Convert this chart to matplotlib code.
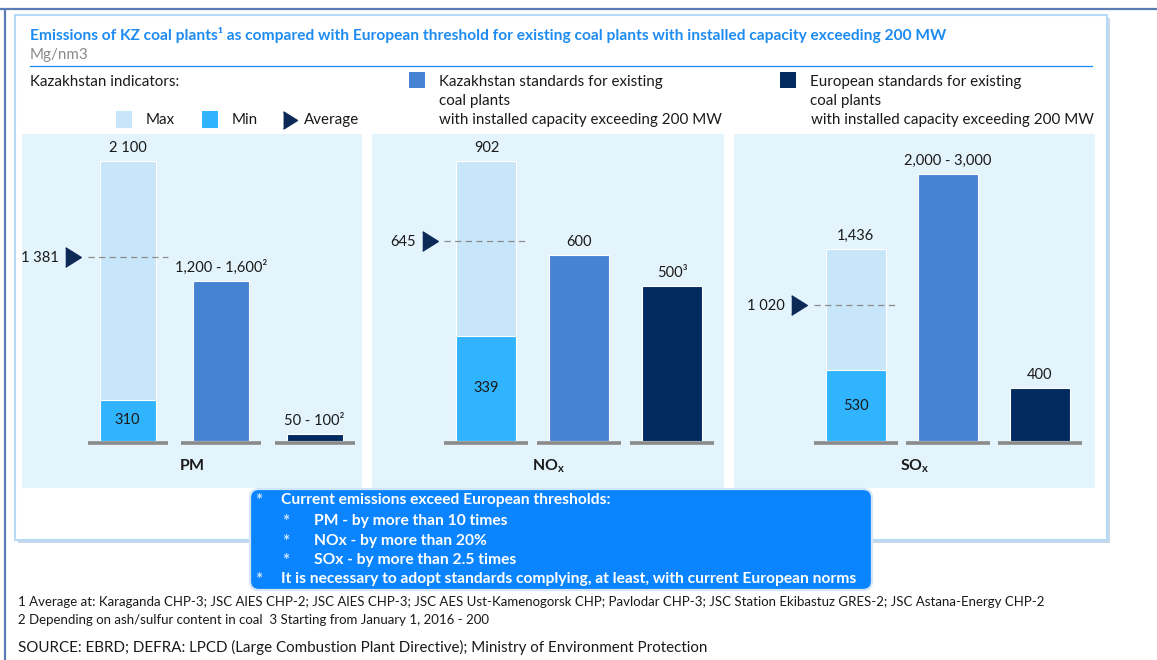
import matplotlib
matplotlib.use('Agg')
import matplotlib.pyplot as plt
from matplotlib.patches import Rectangle, FancyBboxPatch

W, H = 1157, 660
FONT = 'Lato'
plt.rcParams['font.family'] = [FONT, 'DejaVu Sans']
plt.rcParams['mathtext.fontset'] = 'custom'
plt.rcParams['mathtext.rm'] = FONT
plt.rcParams['mathtext.bf'] = FONT + ':bold'

# ---------------- data ----------------
pollutants = [r'$\mathbf{PM}$', r'$\mathbf{NO_x}$', r'$\mathbf{SO_x}$']
kz_max = [2100, 902, 1436]
kz_min = [310, 339, 530]
kz_avg = [1381, 645, 1020]
kz_std = [1200, 600, 2000]
eu_std = [50, 500, 400]
max_labels = ['2 100', '902', '1,436']
min_labels = ['310', '339', '530']
avg_labels = ['1 381', '645', '1 020']
kz_std_labels = ['1,200 - 1,600²', '600', '2,000 - 3,000']
eu_std_labels = ['50 - 100²', '500³', '400']
y_tops = [2300, 990, 2300]

C_MAX = '#C8E6F9'
C_MIN = '#31B4FE'
C_KZ = '#4684D3'
C_EU = '#012A5E'
C_BG = '#E3F4FD'
C_BASE = '#8A8A8A'
C_AVG = '#0D2A57'
C_TITLE = '#1E8BF0'
C_TXT = '#1A1A1A'

fig = plt.figure(figsize=(W / 100, H / 100), dpi=100)
fig.patch.set_facecolor('white')

# background overlay in pixel coords
bg = fig.add_axes([0, 0, 1, 1], zorder=0)
bg.set_xlim(0, W)
bg.set_ylim(H, 0)
bg.axis('off')

# frame
bg.plot([0, W], [9, 9], color='#5A7DB5', lw=1.6, solid_capstyle='butt')
bg.plot([5, 5], [9, H], color='#5A7DB5', lw=1.6, solid_capstyle='butt')
bg.add_patch(Rectangle((18, 18), 1092, 525, fc='#C9D8EA', ec='none'))
bg.add_patch(Rectangle((15, 15), 1092, 525, fc='white', ec='#B4DAF7', lw=1.5))

renderer = fig.canvas.get_renderer()


def fit(t, target_w):
    w = t.get_window_extent(renderer).width
    t.set_fontsize(t.get_fontsize() * target_w / w)
    return t.get_fontsize()


# title
t = bg.text(30, 35, 'Emissions of KZ coal plants¹ as compared with European threshold for existing coal plants '
            'with installed capacity exceeding 200 MW', color=C_TITLE, fontweight='bold',
            fontsize=10.5, ha='left', va='center')
fit(t, 914)

# legend texts
ref = bg.text(811, 120, 'with installed capacity exceeding 200 MW', color=C_TXT, fontsize=10,
              ha='left', va='center')
fs = fit(ref, 283)
bg.text(30, 55, 'Mg/nm3', color='#8A8A8A', fontsize=fs, ha='left', va='center')
bg.plot([30, 1092], [66, 66], color=C_TITLE, lw=0.9)
bg.text(30, 82, 'Kazakhstan indicators:', color=C_TXT, fontsize=fs, ha='left', va='center')
for x0, lines, col in [(409, ['Kazakhstan standards for existing', 'coal plants',
                              'with installed capacity exceeding 200 MW'], C_KZ),
                       (780, ['European standards for existing', 'coal plants', None], C_EU)]:
    bg.add_patch(Rectangle((x0, 72), 16, 16, fc=col, ec='none'))
    for ln, yy in zip(lines, [82, 101, 120]):
        if ln:
            bg.text(x0 + 30, yy, ln, color=C_TXT, fontsize=fs, ha='left', va='center')

bg.add_patch(Rectangle((116, 111), 16, 17, fc=C_MAX, ec='none'))
bg.text(146, 120, 'Max', color=C_TXT, fontsize=fs, ha='left', va='center')
bg.add_patch(Rectangle((202, 111), 16, 17, fc=C_MIN, ec='none'))
bg.text(232, 120, 'Min', color=C_TXT, fontsize=fs, ha='left', va='center')
bg.plot([290], [120], marker=[(-0.8, -1), (0.8, 0), (-0.8, 1)], ms=12.5, color=C_AVG, ls='none')
bg.text(304, 120, 'Average', color=C_TXT, fontsize=fs, ha='left', va='center')

# ---------------- panels ----------------
panel_x = [(22, 362), (372, 724), (734, 1095)]
PT, PB, BASE = 134, 488, 441
first_c = [127.5, 486.5, 855.5]
spacing = [93.5, 93.0, 92.0]
bar_w_px = [56, 60, 60]

# value label font size from a reference label
tmp = bg.text(0, 0, '2,000 - 3,000', fontsize=10)
vfs = fit(tmp, 87)
tmp.remove()

for i in range(3):
    x0, x1 = panel_x[i]
    ax = fig.add_axes([x0 / W, 1 - PB / H, (x1 - x0) / W, (PB - PT) / H], zorder=1)
    ax.set_facecolor(C_BG)
    s = spacing[i]
    c0 = first_c[i]
    ax.set_xlim((x0 - c0) / s, (x1 - c0) / s)
    top = y_tops[i]
    k = (BASE - PT) / top  # px per unit
    ax.set_ylim(-(PB - BASE) / k, top)
    for sp in ax.spines.values():
        sp.set_visible(False)
    ax.set_xticks([])
    ax.set_yticks([])

    w = bar_w_px[i] / s
    ext = 12 / s
    ax.bar(0, kz_max[i], width=w, color=C_MAX, edgecolor='white', lw=0.8, zorder=2)
    ax.bar(0, kz_min[i], width=w, color=C_MIN, edgecolor='white', lw=0.8, zorder=2)
    ax.bar(1, kz_std[i], width=w, color=C_KZ, edgecolor='white', lw=0.8, zorder=2)
    ax.bar(2, eu_std[i], width=w, color=C_EU, edgecolor='white', lw=0.8, zorder=2)
    for p in range(3):
        ax.plot([p - w / 2 - ext, p + w / 2 + ext], [-2 / k, -2 / k], color=C_BASE, lw=2.6,
                solid_capstyle='butt', zorder=3)

    # average
    ax.plot([-w / 2 - ext, w / 2 + ext], [kz_avg[i], kz_avg[i]], color='#8C8C8C', lw=0.9,
            ls=(0, (5, 3.5)), zorder=4)
    tri_x = -w / 2 - ext - 15 / s
    ax.plot([tri_x], [kz_avg[i]], marker=[(-0.8, -1), (0.8, 0), (-0.8, 1)], ms=14, color=C_AVG,
            ls='none', zorder=5)
    ax.annotate(avg_labels[i], xy=(tri_x, kz_avg[i]), xytext=(-14, -1), textcoords='offset pixels',
                ha='right', va='center', fontsize=vfs, color=C_TXT)

    # value labels
    ax.annotate(max_labels[i], xy=(0, kz_max[i]), xytext=(0, 6), textcoords='offset pixels',
                ha='center', va='bottom', fontsize=vfs, color=C_TXT)
    ax.annotate(min_labels[i], xy=(0, kz_min[i] / 2), xytext=(0, 0), textcoords='offset pixels',
                ha='center', va='center', fontsize=vfs, color=C_TXT, zorder=6)
    ax.annotate(kz_std_labels[i], xy=(1, kz_std[i]), xytext=(0, 6), textcoords='offset pixels',
                ha='center', va='bottom', fontsize=vfs, color=C_TXT)
    ax.annotate(eu_std_labels[i], xy=(2, eu_std[i]), xytext=(0, 6), textcoords='offset pixels',
                ha='center', va='bottom', fontsize=vfs, color=C_TXT)
    ax.annotate(pollutants[i], xy=(0.5, 0), xycoords=('axes fraction', 'data'), xytext=(0, -25),
                textcoords='offset pixels', ha='center', va='center', fontsize=fs * 1.05, color=C_TXT)

# ---------------- callout & footnotes ----------------
ov = fig.add_axes([0, 0, 1, 1], zorder=3)
ov.set_xlim(0, W)
ov.set_ylim(H, 0)
ov.axis('off')
ov.patch.set_alpha(0)
ov.add_patch(FancyBboxPatch((250, 489), 622, 101, boxstyle='round,pad=0,rounding_size=9',
                            fc='#0A84FF', ec='#D3E6F8', lw=1.6))
callout = [(0, 'Current emissions exceed European thresholds:', 500),
           (1, 'PM - by more than 10 times', 521),
           (1, 'NOx - by more than 20%', 541),
           (1, 'SOx - by more than 2.5 times', 560),
           (0, 'It is necessary to adopt standards complying, at least, with current European norms', 579)]
last = ov.text(281, 579, callout[-1][1], color='white', fontweight='bold', fontsize=10,
               ha='left', va='center')
cfs = fit(last, 577)
for lvl, txt, yy in callout[:-1]:
    ov.text(281 if lvl == 0 else 314, yy, txt, color='white', fontweight='bold', fontsize=cfs,
            ha='left', va='center')
for lvl, txt, yy in callout:
    ov.text(259 if lvl == 0 else 286, yy + 1, '*', color='#CFE6FF', fontsize=cfs * 1.1, ha='center',
            va='center', fontweight='bold')

f1 = ov.text(18, 602, '1 Average at: Karaganda CHP-3; JSC AlES CHP-2; JSC AlES CHP-3; JSC AES Ust-Kamenogorsk CHP; '
             'Pavlodar CHP-3; JSC Station Ekibastuz GRES-2; JSC Astana-Energy CHP-2',
             color=C_TXT, fontsize=9, ha='left', va='center')
ffs = fit(f1, 1030)
ov.text(18, 620, '2 Depending on ash/sulfur content in coal  3 Starting from January 1, 2016 - 200',
        color=C_TXT, fontsize=ffs, ha='left', va='center')
src = ov.text(18, 647, 'SOURCE: EBRD; DEFRA: LPCD (Large Combustion Plant Directive); Ministry of Environment Protection',
              color=C_TXT, fontsize=10, ha='left', va='center')
fit(src, 690)

fig.savefig('out.png', dpi=100)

----------

__Exercise details__
Emit the lines of the material exactly, from its first line to the line containing "from matplotlib.patches import", inclusive; leave every picture out.

__Expected output__
Convert this chart to matplotlib code.
import matplotlib
matplotlib.use('Agg')
import matplotlib.pyplot as plt
from matplotlib.patches import Rectangle, FancyBboxPatch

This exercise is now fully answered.